Leporellos aus dem Nachlass der Dortmunder Fotografin Annelise Kretschmer im Museum für Kunst und Kultur in Münster stellt Anna Luisa Walter vor. Darin sind, sorgfältig gestaltet, kleinere Serien von Fotos versammelt. Der Zweck könnte Werbung oder Anschauung für die Kundschaft gewesen sein, teilweise scheinen es auch unverkaufte Exemplare oder private Geschenke zu sein. Mit ganz anderen professionellen Fotografien beschließt Melanie Konrad den Band, die sich der Sammlung von vor allem in den Jahren etwa 1900 bis 1930 gekauften Erotica-Bildern vor allem sadomasochistischen Inhalts von Felix Batsy widmet, der seine Alben daraus selbst gestaltet hat.

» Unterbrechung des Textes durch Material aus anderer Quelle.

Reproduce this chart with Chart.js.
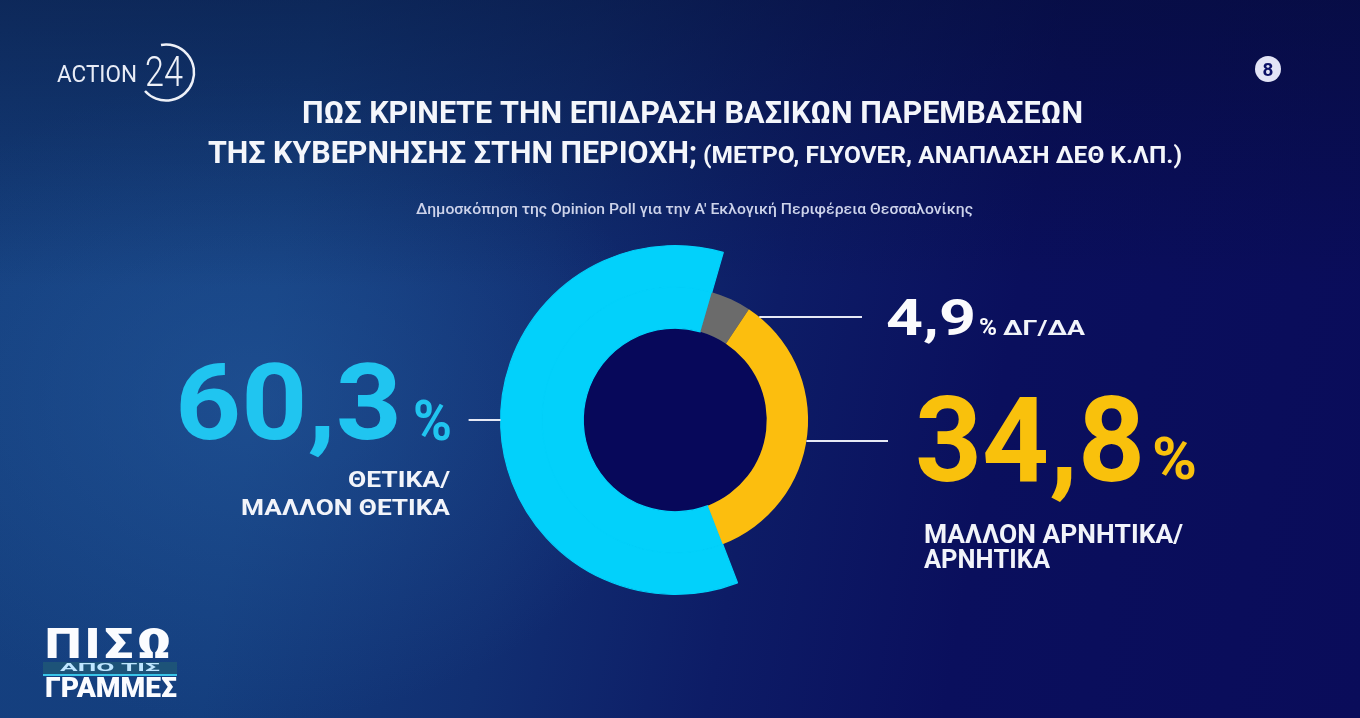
<!DOCTYPE html>
<html>
<head>
<meta charset="utf-8">
<script src="https://cdn.jsdelivr.net/npm/chart.js@4.4.1/dist/chart.umd.min.js"></script>
<style>
  html, body { margin:0; padding:0; width:1360px; height:718px; overflow:hidden; }
  body {
    position:relative;
    background:
      linear-gradient(180deg, rgba(4,12,45,0.45) 0%, rgba(4,12,45,0) 40%),
      radial-gradient(ellipse 560px 430px at 250px 400px, rgba(38,92,160,0.5), rgba(38,92,160,0) 75%),
      linear-gradient(100deg, #15407f 0%, #143e7e 22%, #112f72 40%, #0d1c66 56%, #0a0f5d 72%, #0a0c5a 100%);
    font-family: "Roboto", sans-serif;
    color:#fff;
  }
  #wrap { position:absolute; left:0; top:0; width:1360px; height:718px; }
  .t { position:absolute; white-space:nowrap; line-height:1; font-family:"Roboto",sans-serif; transform-origin:0 0; }
  .b { font-weight:700; }
</style>
</head>
<body>
<div id="wrap"><canvas id="c" width="1360" height="718"></canvas></div>

<!-- titles -->
<div class="t b fit" data-w="781" style="left:302px;top:97px;font-size:31px;color:#f4f6fb;">ΠΩΣ ΚΡΙΝΕΤΕ ΤΗΝ ΕΠΙΔΡΑΣΗ ΒΑΣΙΚΩΝ ΠΑΡΕΜΒΑΣΕΩΝ</div>
<div class="t b fit" data-w="489" style="left:208px;top:137px;font-size:31px;color:#f4f6fb;">ΤΗΣ ΚΥΒΕΡΝΗΣΗΣ ΣΤΗΝ ΠΕΡΙΟΧΗ;</div>
<div class="t b fit" data-w="479" style="left:703px;top:143px;font-size:24px;color:#f4f6fb;">(ΜΕΤΡΟ, FLYOVER, ΑΝΑΠΛΑΣΗ ΔΕΘ Κ.ΛΠ.)</div>
<div class="t fit" data-w="557" style="left:416px;top:202px;font-size:14px;font-weight:500;color:#cdd3ea;">Δημοσκόπηση της Opinion Poll για την Α' Εκλογική Περιφέρεια Θεσσαλονίκης</div>

<!-- positive -->
<div class="t b fit" data-w="227" style="left:175px;top:351px;font-size:105px;color:#20c5f0;">60,3</div>
<div class="t b fit" data-w="39" style="left:413px;top:393px;font-size:56px;color:#20c5f0;">%</div>
<div class="t b fit" data-w="102" style="left:348px;top:468px;font-size:22.5px;color:#f2f4fa;">ΘΕΤΙΚΑ/</div>
<div class="t b fit" data-w="209" style="left:241px;top:496px;font-size:22.5px;color:#f2f4fa;">ΜΑΛΛΟΝ ΘΕΤΙΚΑ</div>

<!-- DK/NA -->
<div class="t b fit" data-w="90" style="left:886px;top:293px;font-size:50px;color:#fbfbfd;">4,9</div>
<div class="t b fit" data-w="18" style="left:979px;top:316px;font-size:23px;color:#fbfbfd;">%</div>
<div class="t b fit" data-w="82" style="left:1003px;top:318px;font-size:20px;color:#f2f4fa;">ΔΓ/ΔΑ</div>

<!-- negative -->
<div class="t b fit" data-w="230" style="left:915px;top:382px;font-size:118px;color:#f9c10c;">34,8</div>
<div class="t b fit" data-w="45" style="left:1152px;top:429px;font-size:60px;color:#f9c10c;">%</div>
<div class="t b fit" data-w="259" style="left:924px;top:522px;font-size:25px;color:#f2f4fa;">ΜΑΛΛΟΝ ΑΡΝΗΤΙΚΑ/</div>
<div class="t b fit" data-w="126" style="left:924px;top:547px;font-size:25px;color:#f2f4fa;">ΑΡΝΗΤΙΚΑ</div>

<!-- channel / show logos -->
<div class="t fit" data-w="80" style="left:57px;top:62px;font-size:24px;font-weight:400;color:#e8ecf6;">ACTION</div>
<div class="t fit" data-w="38" style="left:145px;top:51px;font-size:42px;font-weight:300;color:#eef1f8;">24</div>
<svg class="t" style="left:0;top:0;" width="220" height="130"><path d="M 161 45 A 28 28 0 1 1 145 91" fill="none" stroke="#eef1f8" stroke-width="2.5"/></svg>
<div class="t" style="left:1255px;top:56px;width:26px;height:26px;border-radius:50%;background:#e2e4f6;"></div>
<div class="t b" style="left:1255px;top:60px;width:26px;text-align:center;font-size:19px;color:#0b1066;">8</div>

<div class="t fit" data-w="130" style="left:45px;top:622px;font-size:43px;font-weight:900;color:#fbfcff;letter-spacing:3px;">ΠΙΣΩ</div>
<div class="t" style="left:43px;top:662px;width:134px;height:12px;background:#1d5378;border-bottom:2px solid #39c4e8;"></div>
<div class="t b fit" data-w="100" style="left:60px;top:663px;font-size:10px;color:#bfe6ff;">ΑΠΟ ΤΙΣ</div>
<div class="t fit" data-w="132" style="left:45px;top:675px;font-size:27px;font-weight:900;color:#fbfcff;">ΓΡΑΜΜΕΣ</div>

<script>
const categories = ['ΘΕΤΙΚΑ/ΜΑΛΛΟΝ ΘΕΤΙΚΑ', 'ΔΓ/ΔΑ', 'ΜΑΛΛΟΝ ΑΡΝΗΤΙΚΑ/ΑΡΝΗΤΙΚΑ'];
const values = [60.3, 4.9, 34.8];
const colors = ['#02d1fb', '#6b6b6b', '#fcbe0e'];
const outerColors = ['#02d1fb', 'rgba(0,0,0,0)', 'rgba(0,0,0,0)'];

function fitTexts() {
  document.querySelectorAll('.fit').forEach(el => {
    el.style.transform = 'none';
    const w = el.getBoundingClientRect().width;
    const target = parseFloat(el.dataset.w);
    if (w > 0) el.style.transform = 'scaleX(' + (target / w) + ')';
  });
}
fitTexts();
if (document.fonts && document.fonts.ready) document.fonts.ready.then(fitTexts);

const decor = {
  id: 'decor',
  beforeDatasetsDraw(chart) {
    const arc = chart.getDatasetMeta(1).data[0];
    const ctx = chart.ctx;
    ctx.save();
    ctx.fillStyle = '#07085a';
    ctx.beginPath();
    ctx.arc(arc.x, arc.y, arc.innerRadius, 0, Math.PI * 2);
    ctx.fill();
    ctx.restore();
  },
  afterDatasetsDraw(chart) {
    const inner = chart.getDatasetMeta(1).data[0];
    const outer = chart.getDatasetMeta(0).data[0];
    const cx = inner.x, cy = inner.y;
    const rMid = inner.outerRadius, rOut = outer.outerRadius;
    const ctx = chart.ctx;
    ctx.save();
    ctx.strokeStyle = '#e6e9f5';
    ctx.lineWidth = 2;
    ctx.beginPath();
    ctx.moveTo(cx - rOut - 32, cy);
    ctx.lineTo(cx - rOut, cy);
    ctx.stroke();
    let dy = -103;
    ctx.beginPath();
    ctx.moveTo(cx + Math.sqrt(rMid * rMid - dy * dy), cy + dy);
    ctx.lineTo(cx + 187, cy + dy);
    ctx.stroke();
    dy = 21;
    ctx.beginPath();
    ctx.moveTo(cx + Math.sqrt(rMid * rMid - dy * dy), cy + dy);
    ctx.lineTo(cx + 213, cy + dy);
    ctx.stroke();
    ctx.restore();
  }
};

new Chart(document.getElementById('c'), {
  type: 'doughnut',
  data: {
    labels: categories,
    datasets: [
      { data: values, backgroundColor: outerColors, borderColor: outerColors, borderWidth: [1.2, 0, 0], weight: 1 },
      { data: values, backgroundColor: colors, borderColor: colors, borderWidth: [1.2, 0, 0], weight: 1 }
    ]
  },
  options: {
    responsive: false,
    animation: false,
    rotation: 159,
    cutout: '52.6%',
    layout: { padding: { left: 500, right: 510, top: 245, bottom: 123 } },
    events: [],
    plugins: { legend: { display: false }, tooltip: { enabled: false } }
  },
  plugins: [decor]
});
</script>
</body>
</html>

Damit schließt sich der überaus weite Reigen dieses Tagungsbandes. Er steckt das Panorama dessen ab, was die Sozial- und Kulturwissenschaften an Fragen an das Medium Fotoalbum stellen. Dies ist nur eine Momentaufnahme; der Trend zu weiteren Herangehensweisen, Fragestellungen und Mutmaßungen scheint ungebrochen.